Shallenberger, who was president of the State Bar in 1977, had a primary residence in Orange County. He was 85.
The circumstances of Shallenberger’s death were reportedly suspicious, but a Riverside sheriff’s spokesperson was not available for comment yesterday, and Dennis Shallenberger, the decedent’s son, declined to comment on behalf of the family.
Dennis Shallenberger said no decision has been made on services for his father. “We’re leaning toward a family-only service., but we haven’t finalized any arrangements,” Dennis Shallenberger told the MetNews.
Shallenberger, a Montana native, was a civil litigator and partner in the Orange County firm of Rutan and Tucker before retiring a decade ago.
He graduated from the University of Montana in 1942, then served in World War II, leaving the Army as a captain, with his last assignment at Fort Winfield Scott in San Francisco. He stayed in the Bay Area, earning his law degree from Boalt Hall before being admitted in 1949.

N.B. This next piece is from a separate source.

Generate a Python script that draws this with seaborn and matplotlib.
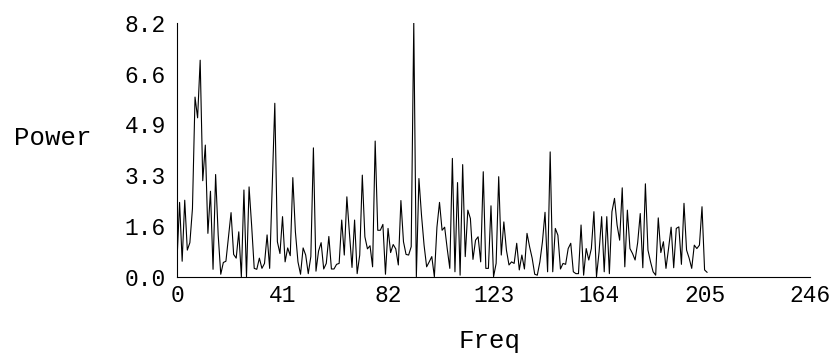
import numpy as np
import pandas as pd
import matplotlib
matplotlib.use("Agg")
import matplotlib.pyplot as plt
import seaborn as sns

# --- datos ---
power = [
    0.54, 2.4, 0.5, 2.47, 0.86, 1.1, 2.2, 5.8, 5.13, 6.99,
    3.1, 4.25, 1.4, 2.76, 0.24, 3.3, 1.35, 0.08, 0.46, 0.5,
    1.3, 2.07, 0.72, 0.6, 1.45, 0.0, 2.8, 0.0, 2.9, 1.65,
    0.27, 0.24, 0.6, 0.27, 0.43, 1.35, 0.27, 2.9, 5.6, 1.13,
    0.75, 1.94, 0.48, 0.93, 0.68, 3.2, 1.45, 0.48, 0.08, 0.93,
    0.7, 0.1, 0.65, 4.16, 0.18, 0.83, 1.1, 0.25, 0.43, 1.3,
    0.25, 0.25, 0.4, 0.43, 1.83, 0.7, 2.58, 1.4, 0.3, 1.83,
    0.1, 0.7, 3.28, 1.29, 0.9, 1.0, 0.32, 4.38, 1.5, 1.5,
    1.69, 0.08, 1.56, 0.78, 1.04, 0.9, 0.38, 2.46, 1.13, 0.72,
    0.7, 0.97, 8.2, 0.0, 3.17, 1.99, 1.02, 0.32, 0.48, 0.65,
    0.0, 1.6, 2.4, 1.5, 1.6, 0.9, 0.27, 3.82, 0.16, 3.04,
    0.05, 3.62, 0.65, 2.15, 1.88, 0.56, 1.18, 1.29, 0.48, 3.39,
    0.27, 0.27, 2.29, 0.0, 0.43, 3.23, 0.7, 1.77, 0.86, 0.38,
    0.48, 0.43, 1.08, 0.22, 0.7, 0.25, 1.4, 0.97, 0.6, 0.08,
    0.05, 0.48, 1.13, 2.08, 0.16, 4.03, 0.16, 1.56, 1.34, 0.25,
    0.43, 0.4, 0.91, 1.08, 0.16, 0.1, 0.1, 1.67, 0.05, 0.91,
    0.54, 0.91, 2.1, 0.0, 0.8, 1.94, 0.16, 1.94, 0.1, 2.1,
    2.53, 1.67, 1.18, 2.87, 0.32, 2.15, 0.91, 0.75, 0.54, 1.1,
    2.04, 0.29, 3.0, 0.86, 0.48, 0.16, 0.05, 1.9, 0.78, 1.13,
    0.27, 0.91, 1.6, 0.29, 1.56, 1.61, 0.4, 2.37, 0.86, 0.6,
    0.27, 1.02, 0.91, 1.02, 2.26, 0.22, 0.14,
]
freq = np.arange(len(power))

x_ticks = [0, 41, 82, 123, 164, 205, 246]
y_ticks = [0.0, 1.64, 3.28, 4.92, 6.56, 8.2]
y_tick_labels = ["0.0", "1.6", "3.3", "4.9", "6.6", "8.2"]

df = pd.DataFrame({"Freq": freq, "Power": power})

# --- figura ---
sns.set_style("white")
plt.rcParams["font.family"] = ["Liberation Mono", "DejaVu Sans Mono"]

fig = plt.figure(figsize=(8.33, 3.58), dpi=100)
ax = fig.add_axes([0.2125, 0.227, 0.76, 0.7095])

sns.lineplot(data=df, x="Freq", y="Power", color="black", linewidth=0.8, ax=ax)

ax.set_xlim(0, 246)
ax.set_ylim(0, 8.2)
ax.set_xticks(x_ticks)
ax.set_xticklabels([str(t) for t in x_ticks])
ax.set_yticks(y_ticks)
ax.set_yticklabels(y_tick_labels)

for s in ["top", "right"]:
    ax.spines[s].set_visible(False)
for s in ["left", "bottom"]:
    ax.spines[s].set_color("black")
    ax.spines[s].set_linewidth(0.8)

ax.tick_params(axis="both", direction="inout", length=6, width=0.8,
               color="black", labelsize=16.5, labelcolor="black")
ax.tick_params(axis="y", pad=5)
ax.tick_params(axis="x", pad=2)
for lab in ax.get_yticklabels():
    lab.set_verticalalignment("center_baseline")

# etiquetas de ejes
ax.set_xlabel("Freq", fontsize=18.5, color="black", va="top")
ax.set_ylabel("Power", fontsize=18.5, color="black", rotation=0, ha="center", va="center")
ax.xaxis.set_label_coords(0.494, -0.205)
ax.yaxis.set_label_coords(-0.196, 0.546)

fig.savefig("out.png", dpi=100)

He came to Southern California to practice, he once told a reporter, because Montana was “too cold.”
He served as president of the Orange County Bar Association and chaired State Bar committees before becoming State Bar President in September 1977.
As president, Shallenberger, who once described himself as politically moderate and fiscally conservative, was an outspoken supporter of the retention of then-Chief Justice Rose E. Bird. Bird narrowly survived a retention vote in November 1978, just after Shallenberger left the State Bar presidency, but was ousted when she sought a full term in 1986.